1- In 2022, there were 19 weekly absolute moves of at least +/-3% (9 up, 10 down). In 2023, there have been two (one up, one down – both in March).
2- Last week, over 80% of the S&P 500’s stocks advanced, and 82 of them were up at least 5%. However, none of the biggest gainers were among the 20 largest holdings.
3- The Euro Stoxx 50 index is down over 1% today and still having trouble breaking out to new highs. Its own 14-Day RSI has been making lower highs for months now.
-SPX Weekly Moves
-S&P 500 Leaders
-Market Strength Indicator
-Euro Stoxx 50
The SPX comes into the first full week of earnings fresh off its third 2% weekly gain in the last five weeks. As detailed in yesterday’s PostScript report, while this has been a strong run, the individual weekly advances haven’t come close to the huge weekly spikes we saw in 2022.
Here’s that chart again.
In 2022, there were 19 weekly absolute moves of at least +/-3% (9 up, 10 down). In 2023, there have been two (one up, one down – both in March).

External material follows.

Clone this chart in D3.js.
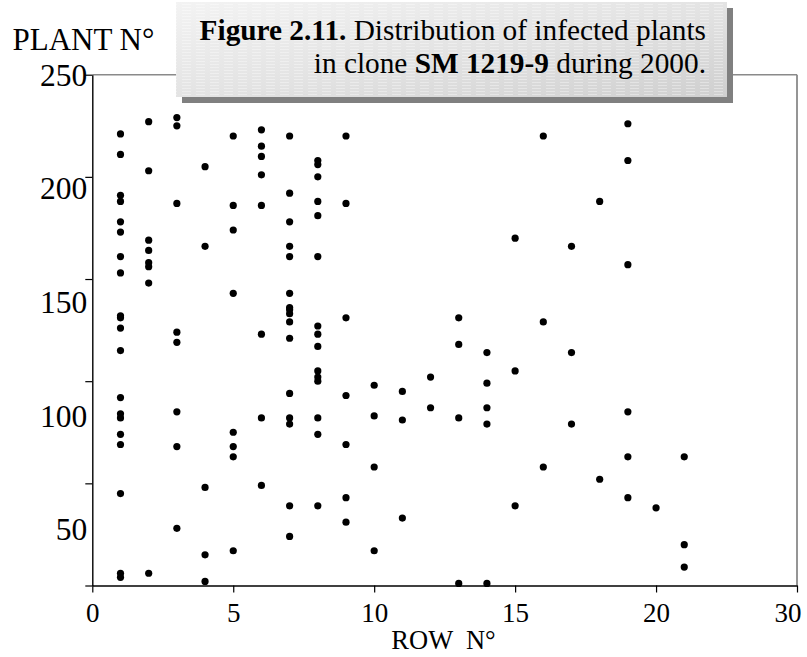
<!DOCTYPE html>
<html>
<head>
<meta charset="utf-8">
<script src="https://cdn.jsdelivr.net/npm/d3@7/dist/d3.min.js"></script>
<style>
  html, body { margin: 0; padding: 0; background: #fff; }
  svg { display: block; }
  text { font-family: "Liberation Serif", "Times New Roman", serif; fill: #000; }
</style>
</head>
<body>
<svg id="chart" width="807" height="657"></svg>
<script>
// Infected plants: row number and plant number within the row (parallel arrays)
const rows = [
  1,1,1,1,1,1,1,1,1,1,1,1,1,1,1,1,1,1,1,1,
  2,2,2,2,2,2,2,2,
  3,3,3,3,3,3,3,3,
  4,4,4,4,4,
  5,5,5,5,5,5,5,5,
  6,6,6,6,6,6,6,6,
  7,7,7,7,7,7,7,7,7,7,7,7,7,7,7,7,
  8,8,8,8,8,8,8,8,8,8,8,8,8,8,8,
  9,9,9,9,9,9,9,
  10,10,10,10,
  11,11,11,
  12,12,
  13,13,13,13,
  14,14,14,14,14,
  15,15,15,
  16,16,16,
  17,17,17,
  18,18,
  19,19,19,19,19,19,
  20,
  21,21,21
];
const plants = [
  221,211,191,188,178,173,161,153,132,131,126,115,92,84,82,74,69,45,6,4,
  227,203,169,164,158,156,148,6,
  229,225,187,124,119,85,68,28,
  205,166,48,15,2,
  220,186,174,143,75,68,63,17,
  223,215,210,201,186,123,82,49,
  220,192,178,166,161,143,136,135,133,129,121,94,82,79,39,24,
  208,206,200,188,181,161,127,123,117,105,102,100,82,74,39,
  220,187,131,93,69,43,31,
  98,83,58,17,
  95,81,33,
  102,87,
  131,118,82,1,
  114,99,87,79,1,
  170,105,39,
  220,129,58,
  166,114,79,
  188,52,
  226,208,157,85,63,43,
  38,
  63,20,9
];

// Axis ticks and their printed labels
const xTickValues = [0, 5, 10, 15, 20, 25];
const xTickLabels = ["0", "5", "10", "15", "20", "30"];
const yTickValues = [0, 50, 100, 150, 200, 250];
const yLabelValues = [50, 100, 150, 200, 250];

const titleBold = "Figure 2.11.";
const titleRest = " Distribution of infected plants";
const subtitleA = "in clone ";
const subtitleBold = "SM 1219-9";
const subtitleB = " during 2000.";

const svg = d3.select("#chart");
const plot = { left: 92.3, right: 797, top: 74.7, bottom: 585.5 };

const x = d3.scaleLinear().domain([0, 25]).range([plot.left, plot.right]);
const y = d3.scaleLinear().domain([0, 250]).range([plot.bottom, plot.top]);
// printed plant labels are spaced on their own scale along the left side
const yLabel = d3.scaleLinear().domain([50, 250]).range([529, 74.5]);

const defs = svg.append("defs");
const grad = defs.append("linearGradient").attr("id", "boxFill")
  .attr("x1", "0%").attr("y1", "0%").attr("x2", "100%").attr("y2", "100%");
grad.append("stop").attr("offset", "0%").attr("stop-color", "#f3f3f3");
grad.append("stop").attr("offset", "55%").attr("stop-color", "#e2e2e2");
grad.append("stop").attr("offset", "100%").attr("stop-color", "#cfcfcf");
const pat = defs.append("pattern").attr("id", "boxLines")
  .attr("patternUnits", "userSpaceOnUse").attr("width", 14).attr("height", 3);
pat.append("line").attr("x1", 0).attr("x2", 9).attr("y1", 1.5).attr("y2", 1.5)
  .attr("stroke", "#ffffff").attr("stroke-opacity", 0.35).attr("stroke-width", 1);

// gray frame on the top and right of the plot
svg.append("line")
  .attr("x1", plot.left).attr("x2", plot.right).attr("y1", plot.top).attr("y2", plot.top)
  .attr("stroke", "#8a8a8a").attr("stroke-width", 1.6);
svg.append("line")
  .attr("x1", plot.right).attr("x2", plot.right).attr("y1", plot.top).attr("y2", plot.bottom)
  .attr("stroke", "#8a8a8a").attr("stroke-width", 1.8);

// x axis
const xAxis = svg.append("g")
  .attr("transform", `translate(0,${plot.bottom})`)
  .call(d3.axisBottom(x).tickValues(xTickValues)
    .tickFormat((d, i) => xTickLabels[i]).tickSize(7).tickSizeOuter(0).tickPadding(10));
xAxis.select(".domain").attr("stroke", "#000").attr("stroke-width", 1.4);
xAxis.selectAll(".tick line").attr("stroke", "#000").attr("stroke-width", 1.2);
xAxis.selectAll(".tick text").attr("font-size", 27).attr("font-family", "Liberation Serif").attr("dy", "0.71em");
// the last label is pulled inside the right edge
xAxis.selectAll(".tick text").filter(d => d === xTickValues[xTickValues.length - 1])
  .attr("text-anchor", "end").attr("dx", 4);

// y axis (tick marks)
const yAxis = svg.append("g")
  .attr("transform", `translate(${plot.left},0)`)
  .call(d3.axisLeft(y).tickValues(yTickValues).tickFormat("").tickSize(7).tickSizeOuter(0));
yAxis.select(".domain").attr("stroke", "#000").attr("stroke-width", 1.4);
yAxis.selectAll(".tick line").attr("stroke", "#000").attr("stroke-width", 1.2);

// y axis labels
const yLab = svg.append("g")
  .attr("transform", `translate(${plot.left},0)`)
  .call(d3.axisLeft(yLabel).tickValues(yLabelValues).tickSize(0).tickPadding(5));
yLab.select(".domain").remove();
yLab.selectAll(".tick text").attr("font-size", 31.5).attr("font-family", "Liberation Serif").attr("dy", "0.34em");

// points
svg.append("g").selectAll("circle")
  .data(plants.map((p, i) => ({ row: rows[i], plant: p })))
  .join("circle")
  .attr("cx", d => x(d.row))
  .attr("cy", d => y(d.plant))
  .attr("r", 3.6)
  .attr("fill", "#000");

// axis titles
svg.append("text").attr("x", 12.5).attr("y", 50)
  .attr("font-size", 31).text("PLANT N\u00B0");
svg.append("text").attr("x", 443.5).attr("y", 649)
  .attr("text-anchor", "middle").attr("font-size", 26.5)
  .style("white-space", "pre").text("ROW  N\u00B0");

// title box with drop shadow
const box = { x: 176, y: 2, w: 551, h: 95, off: 6 };
svg.append("rect").attr("x", box.x + box.off).attr("y", box.y + box.off)
  .attr("width", box.w).attr("height", box.h).attr("fill", "#808080");
svg.append("rect").attr("x", box.x).attr("y", box.y)
  .attr("width", box.w).attr("height", box.h).attr("fill", "url(#boxFill)");
svg.append("rect").attr("x", box.x).attr("y", box.y)
  .attr("width", box.w).attr("height", box.h).attr("fill", "url(#boxLines)");

const t1 = svg.append("text").attr("x", 706).attr("y", 40)
  .attr("text-anchor", "end").attr("font-size", 29.3).style("white-space", "pre");
t1.append("tspan").attr("font-weight", "bold").text(titleBold);
t1.append("tspan").text(titleRest);
const t2 = svg.append("text").attr("x", 706).attr("y", 73)
  .attr("text-anchor", "end").attr("font-size", 29.3).style("white-space", "pre");
t2.append("tspan").text(subtitleA);
t2.append("tspan").attr("font-weight", "bold").text(subtitleBold);
t2.append("tspan").text(subtitleB);
</script>
</body>
</html>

It’s not a coincidence that 2022 resulted in a downtrend and 2023, an uptrend – through the middle of July.
We already know that relatively small moves have been a major theme from a daily point of view in 2023 (and especially since April), and it’s been clear from this longer-term perspective, too.
That’s all fine and good, but how much longer can a tranquil environment like this persist? It’s a market of stocks, after all, and the underlying components’ aggregate movement will continue to dictate the action.
Last week, over 80% of the S&P 500’s stocks advanced, and 82 of them were up at least 5%. However, none of the biggest gainers were among the 20 largest holdings.
In other words, the revolving rotation continues to keep things under control from an index perspective.
In particular, the SPX remains above three uptrend lines, including the one that commenced in mid-May.
Updating the pattern work, the index got closer to achieving its 4,540-target near Friday’s highs (4,527).
It remains above the most recent cup/handle breakout, as well (target 4,590).
Market Strength Indicator
Last week’s gain pulled the SPX’s Market Strength Indicator back near its extreme, with both the Williams %R and 14-Day RSI indicators now overbought again.
Like most indicators now, though, this hasn’t resulted in s tradeable sell-signal. We talked about the MACD last week in this regard – the last four “sell signals” (all since April) only have resulted in whipsaws – where the prior five nailed major tops going back to the beginning of 2022.
Simply stated, in uptrends, the term “overbought” isn’t a bad word. Looking at the 14-Day RSI specifically, seeing the SPX oscillate between overbought territory and the mid-point of its range recently has been the epitome of a strong market.
We know this can’t continue into perpetuity, but we need to both recognize it and respect it for as long as it persists.
The CNN Business Fear & Greed Index also has remained at, or near, the Extreme Greed zone for multiple weeks – again, this can’t persist forever either.
But the one trend we’ve noted over the last few months is that the sentiment gauge has been making higher lows on pullbacks, like the SPX. This is something we all should be monitoring going forward.
Euro Stoxx 50
We know things can turn on a dime, thus, it’s worth keeping an eye out for potential divergences. The Euro Stoxx 50 index is down over 1% today and still having trouble breaking out to new highs. Its own 14-Day RSI has been making lower highs for months now.
With so many foreign markets doing well last week thanks to the tumbling dollar, this remains an important one to keep on our radar screens.
Continued weakness eventually could negatively affect the US.